PROBLEM STATEMENT ->
Return the material exactly as supplied, apart from the pictures, which are omitted.

DATA BLOCK ->
■ ■ ■ ■ ■

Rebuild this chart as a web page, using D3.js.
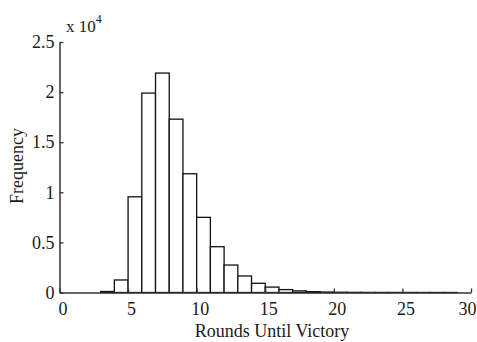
<!DOCTYPE html>
<html>
<head>
<meta charset="utf-8">
<script src="https://cdn.jsdelivr.net/npm/d3@7"></script>
<style>
  body { margin: 0; background: #fff; }
  svg text { font-family: "Liberation Serif", "Times New Roman", serif; fill: #1a1a1a; }
</style>
</head>
<body>
<div id="chart"></div>
<script>
// histogram bins (left edge of each bin, width 1 round)
const binStarts = [3, 4, 5, 6, 7, 8, 9, 10, 11, 12, 13, 14, 15, 16, 17, 18, 19, 20, 21, 22, 23, 24, 25, 26, 27, 28, 29];
const counts = [100, 1250, 9550, 19900, 21900, 17300, 11850, 7500, 4570, 2740, 1650, 920, 540, 290, 160, 85, 45, 25, 15, 10, 6, 4, 3, 2, 2, 1, 0];
const xTicks = [0, 5, 10, 15, 20, 25, 30];
const yTicks = [0, 5000, 10000, 15000, 20000, 25000];

const width = 477, height = 342;

var svg = d3.select("#chart").append("svg")
  .attr("width", width).attr("height", height);

var x = d3.scaleLinear().domain([0, 30]).range([59.5, 471]);
var y = d3.scaleLinear().domain([0, 25000]).range([292.5, 42]);

// bars
svg.selectAll("rect.bar")
  .data(binStarts)
  .enter().append("rect")
  .attr("class", "bar")
  .attr("x", function (d) { return x(d); })
  .attr("width", function (d) { return x(d + 1) - x(d); })
  .attr("y", function (d, i) { return y(counts[i]); })
  .attr("height", function (d, i) { return y(0) - y(counts[i]); })
  .attr("fill", "#fff")
  .attr("stroke", "#111")
  .attr("stroke-width", 1.3);

// x axis, ticks pointing inward
var xAxis = svg.append("g")
  .attr("transform", "translate(0," + y(0) + ")")
  .call(d3.axisBottom(x).tickValues(xTicks).tickSizeInner(-4).tickSizeOuter(0).tickPadding(10));
xAxis.select(".domain").attr("stroke", "#333").attr("stroke-width", 1.5);
xAxis.selectAll(".tick line").attr("stroke", "#333").attr("stroke-width", 1.3);
xAxis.selectAll(".tick text")
  .attr("font-size", 18)
  .attr("font-family", "Liberation Serif")
  .attr("fill", "#1a1a1a")
  .attr("dx", function (d) { return d == 30 ? -4 : 3; });

// y axis, ticks pointing inward
var yAxis = svg.append("g")
  .attr("transform", "translate(" + x(0) + ",0)")
  .call(d3.axisLeft(y).tickValues(yTicks).tickSizeInner(-4).tickSizeOuter(0).tickPadding(5)
    .tickFormat(function (d) { return d / 10000; }));
yAxis.select(".domain").attr("stroke", "#333").attr("stroke-width", 1.5);
yAxis.selectAll(".tick line").attr("stroke", "#333").attr("stroke-width", 1.3);
yAxis.selectAll(".tick text")
  .attr("font-size", 18)
  .attr("font-family", "Liberation Serif")
  .attr("fill", "#1a1a1a");

// exponent label
var expo = svg.append("text")
  .attr("x", 66)
  .attr("y", 32)
  .attr("font-size", 17);
expo.append("tspan").text("x 10");
expo.append("tspan").attr("font-size", 12).attr("dy", -9).text("4");

// axis titles
svg.append("text")
  .attr("x", 272)
  .attr("y", 337)
  .attr("text-anchor", "middle")
  .attr("font-size", 18)
  .text("Rounds Until Victory");

svg.append("text")
  .attr("transform", "translate(23,166) rotate(-90)")
  .attr("text-anchor", "middle")
  .attr("font-size", 18)
  .text("Frequency");
</script>
</body>
</html>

■ ■ ■ ■ ■

REPLY ->
Rebuild this chart as a web page, using D3.js.
<!DOCTYPE html>
<html>
<head>
<meta charset="utf-8">
<script src="https://cdn.jsdelivr.net/npm/d3@7"></script>
<style>
  body { margin: 0; background: #fff; }
  svg text { font-family: "Liberation Serif", "Times New Roman", serif; fill: #1a1a1a; }
</style>
</head>
<body>
<div id="chart"></div>
<script>
// histogram bins (left edge of each bin, width 1 round)
const binStarts = [3, 4, 5, 6, 7, 8, 9, 10, 11, 12, 13, 14, 15, 16, 17, 18, 19, 20, 21, 22, 23, 24, 25, 26, 27, 28, 29];
const counts = [100, 1250, 9550, 19900, 21900, 17300, 11850, 7500, 4570, 2740, 1650, 920, 540, 290, 160, 85, 45, 25, 15, 10, 6, 4, 3, 2, 2, 1, 0];
const xTicks = [0, 5, 10, 15, 20, 25, 30];
const yTicks = [0, 5000, 10000, 15000, 20000, 25000];

const width = 477, height = 342;

var svg = d3.select("#chart").append("svg")
  .attr("width", width).attr("height", height);

var x = d3.scaleLinear().domain([0, 30]).range([59.5, 471]);
var y = d3.scaleLinear().domain([0, 25000]).range([292.5, 42]);

// bars
svg.selectAll("rect.bar")
  .data(binStarts)
  .enter().append("rect")
  .attr("class", "bar")
  .attr("x", function (d) { return x(d); })
  .attr("width", function (d) { return x(d + 1) - x(d); })
  .attr("y", function (d, i) { return y(counts[i]); })
  .attr("height", function (d, i) { return y(0) - y(counts[i]); })
  .attr("fill", "#fff")
  .attr("stroke", "#111")
  .attr("stroke-width", 1.3);

// x axis, ticks pointing inward
var xAxis = svg.append("g")
  .attr("transform", "translate(0," + y(0) + ")")
  .call(d3.axisBottom(x).tickValues(xTicks).tickSizeInner(-4).tickSizeOuter(0).tickPadding(10));
xAxis.select(".domain").attr("stroke", "#333").attr("stroke-width", 1.5);
xAxis.selectAll(".tick line").attr("stroke", "#333").attr("stroke-width", 1.3);
xAxis.selectAll(".tick text")
  .attr("font-size", 18)
  .attr("font-family", "Liberation Serif")
  .attr("fill", "#1a1a1a")
  .attr("dx", function (d) { return d == 30 ? -4 : 3; });

// y axis, ticks pointing inward
var yAxis = svg.append("g")
  .attr("transform", "translate(" + x(0) + ",0)")
  .call(d3.axisLeft(y).tickValues(yTicks).tickSizeInner(-4).tickSizeOuter(0).tickPadding(5)
    .tickFormat(function (d) { return d / 10000; }));
yAxis.select(".domain").attr("stroke", "#333").attr("stroke-width", 1.5);
yAxis.selectAll(".tick line").attr("stroke", "#333").attr("stroke-width", 1.3);
yAxis.selectAll(".tick text")
  .attr("font-size", 18)
  .attr("font-family", "Liberation Serif")
  .attr("fill", "#1a1a1a");

// exponent label
var expo = svg.append("text")
  .attr("x", 66)
  .attr("y", 32)
  .attr("font-size", 17);
expo.append("tspan").text("x 10");
expo.append("tspan").attr("font-size", 12).attr("dy", -9).text("4");

// axis titles
svg.append("text")
  .attr("x", 272)
  .attr("y", 337)
  .attr("text-anchor", "middle")
  .attr("font-size", 18)
  .text("Rounds Until Victory");

svg.append("text")
  .attr("transform", "translate(23,166) rotate(-90)")
  .attr("text-anchor", "middle")
  .attr("font-size", 18)
  .text("Frequency");
</script>
</body>
</html>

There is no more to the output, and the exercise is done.